» DATA SECTION
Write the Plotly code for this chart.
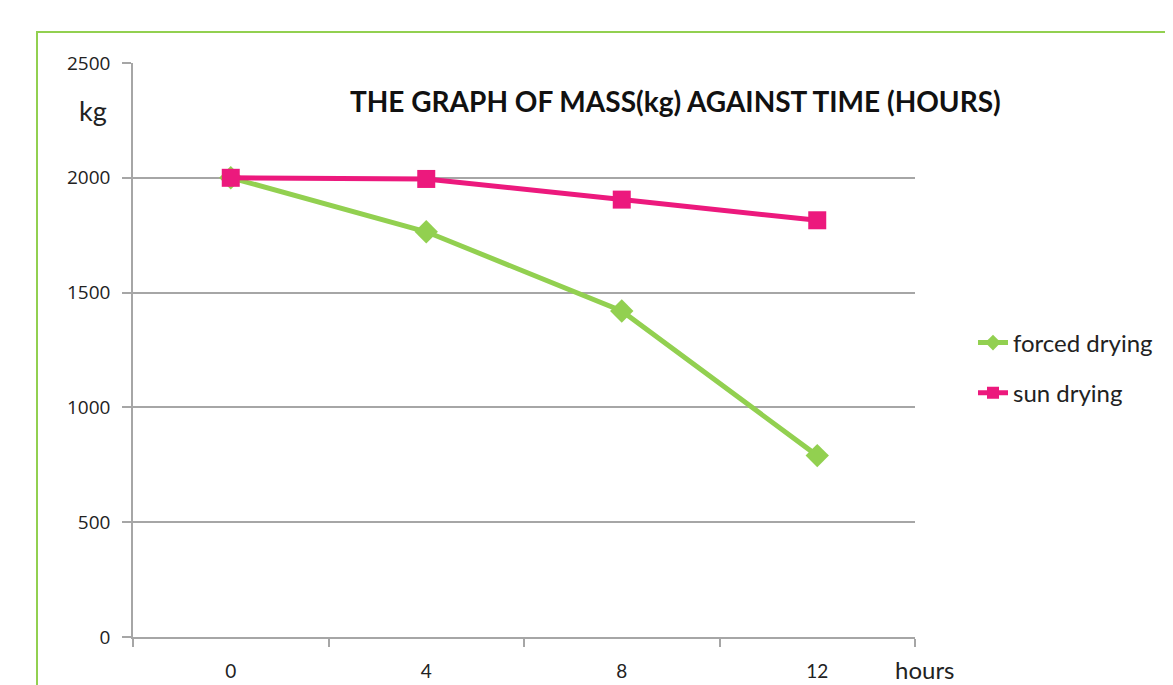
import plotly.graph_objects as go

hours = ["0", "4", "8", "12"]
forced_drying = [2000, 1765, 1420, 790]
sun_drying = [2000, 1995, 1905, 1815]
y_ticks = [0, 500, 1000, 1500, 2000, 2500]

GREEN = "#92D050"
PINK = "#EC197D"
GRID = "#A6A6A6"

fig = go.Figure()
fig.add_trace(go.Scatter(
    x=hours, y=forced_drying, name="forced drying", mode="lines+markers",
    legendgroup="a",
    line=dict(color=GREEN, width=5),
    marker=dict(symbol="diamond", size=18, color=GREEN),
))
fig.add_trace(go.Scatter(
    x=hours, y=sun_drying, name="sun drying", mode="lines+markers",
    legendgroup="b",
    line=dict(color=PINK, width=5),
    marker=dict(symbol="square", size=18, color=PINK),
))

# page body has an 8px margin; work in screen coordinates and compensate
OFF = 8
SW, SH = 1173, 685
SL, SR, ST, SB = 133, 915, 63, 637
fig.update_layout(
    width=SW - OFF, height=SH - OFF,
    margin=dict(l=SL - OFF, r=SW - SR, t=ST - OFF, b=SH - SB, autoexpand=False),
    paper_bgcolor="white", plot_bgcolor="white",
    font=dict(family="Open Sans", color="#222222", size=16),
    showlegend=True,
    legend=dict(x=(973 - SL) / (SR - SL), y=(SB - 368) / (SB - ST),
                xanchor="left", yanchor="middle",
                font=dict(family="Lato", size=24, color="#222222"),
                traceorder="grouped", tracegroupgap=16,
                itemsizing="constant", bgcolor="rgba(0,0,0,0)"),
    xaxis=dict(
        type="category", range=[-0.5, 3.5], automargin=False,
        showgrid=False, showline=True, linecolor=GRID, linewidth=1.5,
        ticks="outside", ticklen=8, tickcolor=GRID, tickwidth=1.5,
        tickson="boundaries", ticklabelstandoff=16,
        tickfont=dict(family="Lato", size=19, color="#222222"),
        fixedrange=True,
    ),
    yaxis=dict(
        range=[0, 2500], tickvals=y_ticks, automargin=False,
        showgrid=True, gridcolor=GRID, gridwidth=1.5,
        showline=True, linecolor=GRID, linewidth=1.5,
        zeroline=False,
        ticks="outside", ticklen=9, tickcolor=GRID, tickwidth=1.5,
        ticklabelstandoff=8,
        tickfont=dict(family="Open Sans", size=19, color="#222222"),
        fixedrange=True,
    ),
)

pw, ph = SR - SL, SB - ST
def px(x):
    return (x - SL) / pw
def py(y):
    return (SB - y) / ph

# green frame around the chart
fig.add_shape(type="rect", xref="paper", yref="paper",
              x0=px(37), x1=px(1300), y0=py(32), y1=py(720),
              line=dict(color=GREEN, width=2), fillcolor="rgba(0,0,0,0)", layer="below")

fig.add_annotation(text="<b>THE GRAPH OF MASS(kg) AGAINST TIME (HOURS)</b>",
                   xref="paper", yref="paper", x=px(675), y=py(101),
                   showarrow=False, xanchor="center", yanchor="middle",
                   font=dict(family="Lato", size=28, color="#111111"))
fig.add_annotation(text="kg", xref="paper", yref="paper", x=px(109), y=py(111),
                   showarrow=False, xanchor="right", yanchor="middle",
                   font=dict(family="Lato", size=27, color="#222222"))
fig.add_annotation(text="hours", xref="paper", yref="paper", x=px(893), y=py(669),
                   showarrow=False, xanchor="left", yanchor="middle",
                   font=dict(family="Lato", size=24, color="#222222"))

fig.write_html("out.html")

» WRITTEN TASK
Extract, word for word, each line from the top of the data down to and including the line with "y_ticks = [0, 500, 1000, 1500, 2000, 2500]"; skip the pictures.

» ANSWER TO THIS EXERCISE
Write the Plotly code for this chart.
import plotly.graph_objects as go

hours = ["0", "4", "8", "12"]
forced_drying = [2000, 1765, 1420, 790]
sun_drying = [2000, 1995, 1905, 1815]
y_ticks = [0, 500, 1000, 1500, 2000, 2500]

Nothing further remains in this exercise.